## Exercise material
....................
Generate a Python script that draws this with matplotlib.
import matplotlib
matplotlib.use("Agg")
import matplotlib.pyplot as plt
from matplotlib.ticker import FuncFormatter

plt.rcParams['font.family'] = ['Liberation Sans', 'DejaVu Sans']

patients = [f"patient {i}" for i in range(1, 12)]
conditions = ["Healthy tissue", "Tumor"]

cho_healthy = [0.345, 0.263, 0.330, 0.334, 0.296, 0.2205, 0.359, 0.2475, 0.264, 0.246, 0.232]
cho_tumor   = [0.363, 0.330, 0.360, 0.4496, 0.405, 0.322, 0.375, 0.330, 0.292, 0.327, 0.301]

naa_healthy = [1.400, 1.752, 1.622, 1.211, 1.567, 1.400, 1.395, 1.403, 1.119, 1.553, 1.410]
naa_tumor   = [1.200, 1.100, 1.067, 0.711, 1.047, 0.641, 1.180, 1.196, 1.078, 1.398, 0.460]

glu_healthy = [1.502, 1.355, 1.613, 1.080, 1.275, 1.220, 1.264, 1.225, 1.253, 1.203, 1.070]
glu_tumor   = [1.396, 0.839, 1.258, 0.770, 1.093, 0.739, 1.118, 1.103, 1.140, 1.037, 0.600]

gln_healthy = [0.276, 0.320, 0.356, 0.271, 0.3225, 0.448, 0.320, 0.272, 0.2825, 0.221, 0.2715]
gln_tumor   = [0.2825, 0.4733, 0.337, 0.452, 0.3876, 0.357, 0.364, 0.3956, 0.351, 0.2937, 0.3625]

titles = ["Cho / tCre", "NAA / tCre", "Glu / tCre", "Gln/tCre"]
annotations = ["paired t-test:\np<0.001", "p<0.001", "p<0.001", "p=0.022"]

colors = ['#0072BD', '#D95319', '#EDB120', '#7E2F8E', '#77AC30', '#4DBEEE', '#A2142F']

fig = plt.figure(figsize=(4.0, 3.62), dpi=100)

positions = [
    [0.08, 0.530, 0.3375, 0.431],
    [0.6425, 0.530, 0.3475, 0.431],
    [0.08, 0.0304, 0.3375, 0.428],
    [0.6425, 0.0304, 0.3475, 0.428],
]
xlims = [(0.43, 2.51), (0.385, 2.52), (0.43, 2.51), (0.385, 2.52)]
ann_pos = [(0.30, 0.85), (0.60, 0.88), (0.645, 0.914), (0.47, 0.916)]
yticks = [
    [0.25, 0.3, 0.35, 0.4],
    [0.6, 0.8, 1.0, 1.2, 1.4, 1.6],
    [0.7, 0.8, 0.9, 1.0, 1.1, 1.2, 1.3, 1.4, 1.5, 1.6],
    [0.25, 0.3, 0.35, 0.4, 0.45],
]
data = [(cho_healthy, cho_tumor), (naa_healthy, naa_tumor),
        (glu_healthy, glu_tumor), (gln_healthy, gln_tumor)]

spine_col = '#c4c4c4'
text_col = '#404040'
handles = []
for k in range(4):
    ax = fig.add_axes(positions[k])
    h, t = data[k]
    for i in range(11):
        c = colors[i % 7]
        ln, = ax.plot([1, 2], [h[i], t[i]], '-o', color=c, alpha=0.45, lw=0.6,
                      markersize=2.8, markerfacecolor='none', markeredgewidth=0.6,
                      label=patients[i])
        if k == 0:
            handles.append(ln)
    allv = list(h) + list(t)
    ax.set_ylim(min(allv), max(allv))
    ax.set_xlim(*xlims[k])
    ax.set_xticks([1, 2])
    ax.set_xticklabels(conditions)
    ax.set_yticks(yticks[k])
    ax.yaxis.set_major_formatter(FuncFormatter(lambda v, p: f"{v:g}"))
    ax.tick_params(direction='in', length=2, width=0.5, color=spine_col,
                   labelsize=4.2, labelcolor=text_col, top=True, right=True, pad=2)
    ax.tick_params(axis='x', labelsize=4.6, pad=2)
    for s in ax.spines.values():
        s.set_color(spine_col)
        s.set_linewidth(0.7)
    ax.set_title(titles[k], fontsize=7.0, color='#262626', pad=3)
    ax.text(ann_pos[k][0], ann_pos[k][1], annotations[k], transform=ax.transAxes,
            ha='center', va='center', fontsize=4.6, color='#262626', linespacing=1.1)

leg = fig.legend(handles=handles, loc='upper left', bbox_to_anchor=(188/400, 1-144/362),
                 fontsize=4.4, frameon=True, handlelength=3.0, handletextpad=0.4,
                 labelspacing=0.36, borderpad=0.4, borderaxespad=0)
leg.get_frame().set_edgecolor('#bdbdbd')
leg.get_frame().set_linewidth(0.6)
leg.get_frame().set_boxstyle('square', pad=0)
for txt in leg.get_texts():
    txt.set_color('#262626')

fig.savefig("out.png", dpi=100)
....................
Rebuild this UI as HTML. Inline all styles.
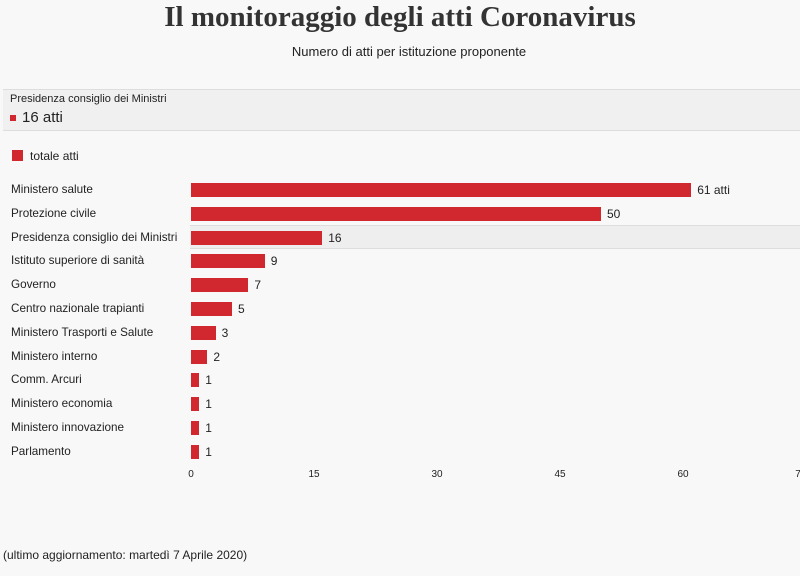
....................
## Task objective
Using the data above, reproduce exactly the lines from the line that contains "Generate a Python" through the line that contains "(glu_healthy, glu_tumor), (gln_healthy, gln_tumor)]", including both.

## Expected answer
Generate a Python script that draws this with matplotlib.
import matplotlib
matplotlib.use("Agg")
import matplotlib.pyplot as plt
from matplotlib.ticker import FuncFormatter

plt.rcParams['font.family'] = ['Liberation Sans', 'DejaVu Sans']

patients = [f"patient {i}" for i in range(1, 12)]
conditions = ["Healthy tissue", "Tumor"]

cho_healthy = [0.345, 0.263, 0.330, 0.334, 0.296, 0.2205, 0.359, 0.2475, 0.264, 0.246, 0.232]
cho_tumor   = [0.363, 0.330, 0.360, 0.4496, 0.405, 0.322, 0.375, 0.330, 0.292, 0.327, 0.301]

naa_healthy = [1.400, 1.752, 1.622, 1.211, 1.567, 1.400, 1.395, 1.403, 1.119, 1.553, 1.410]
naa_tumor   = [1.200, 1.100, 1.067, 0.711, 1.047, 0.641, 1.180, 1.196, 1.078, 1.398, 0.460]

glu_healthy = [1.502, 1.355, 1.613, 1.080, 1.275, 1.220, 1.264, 1.225, 1.253, 1.203, 1.070]
glu_tumor   = [1.396, 0.839, 1.258, 0.770, 1.093, 0.739, 1.118, 1.103, 1.140, 1.037, 0.600]

gln_healthy = [0.276, 0.320, 0.356, 0.271, 0.3225, 0.448, 0.320, 0.272, 0.2825, 0.221, 0.2715]
gln_tumor   = [0.2825, 0.4733, 0.337, 0.452, 0.3876, 0.357, 0.364, 0.3956, 0.351, 0.2937, 0.3625]

titles = ["Cho / tCre", "NAA / tCre", "Glu / tCre", "Gln/tCre"]
annotations = ["paired t-test:\np<0.001", "p<0.001", "p<0.001", "p=0.022"]

colors = ['#0072BD', '#D95319', '#EDB120', '#7E2F8E', '#77AC30', '#4DBEEE', '#A2142F']

fig = plt.figure(figsize=(4.0, 3.62), dpi=100)

positions = [
    [0.08, 0.530, 0.3375, 0.431],
    [0.6425, 0.530, 0.3475, 0.431],
    [0.08, 0.0304, 0.3375, 0.428],
    [0.6425, 0.0304, 0.3475, 0.428],
]
xlims = [(0.43, 2.51), (0.385, 2.52), (0.43, 2.51), (0.385, 2.52)]
ann_pos = [(0.30, 0.85), (0.60, 0.88), (0.645, 0.914), (0.47, 0.916)]
yticks = [
    [0.25, 0.3, 0.35, 0.4],
    [0.6, 0.8, 1.0, 1.2, 1.4, 1.6],
    [0.7, 0.8, 0.9, 1.0, 1.1, 1.2, 1.3, 1.4, 1.5, 1.6],
    [0.25, 0.3, 0.35, 0.4, 0.45],
]
data = [(cho_healthy, cho_tumor), (naa_healthy, naa_tumor),
        (glu_healthy, glu_tumor), (gln_healthy, gln_tumor)]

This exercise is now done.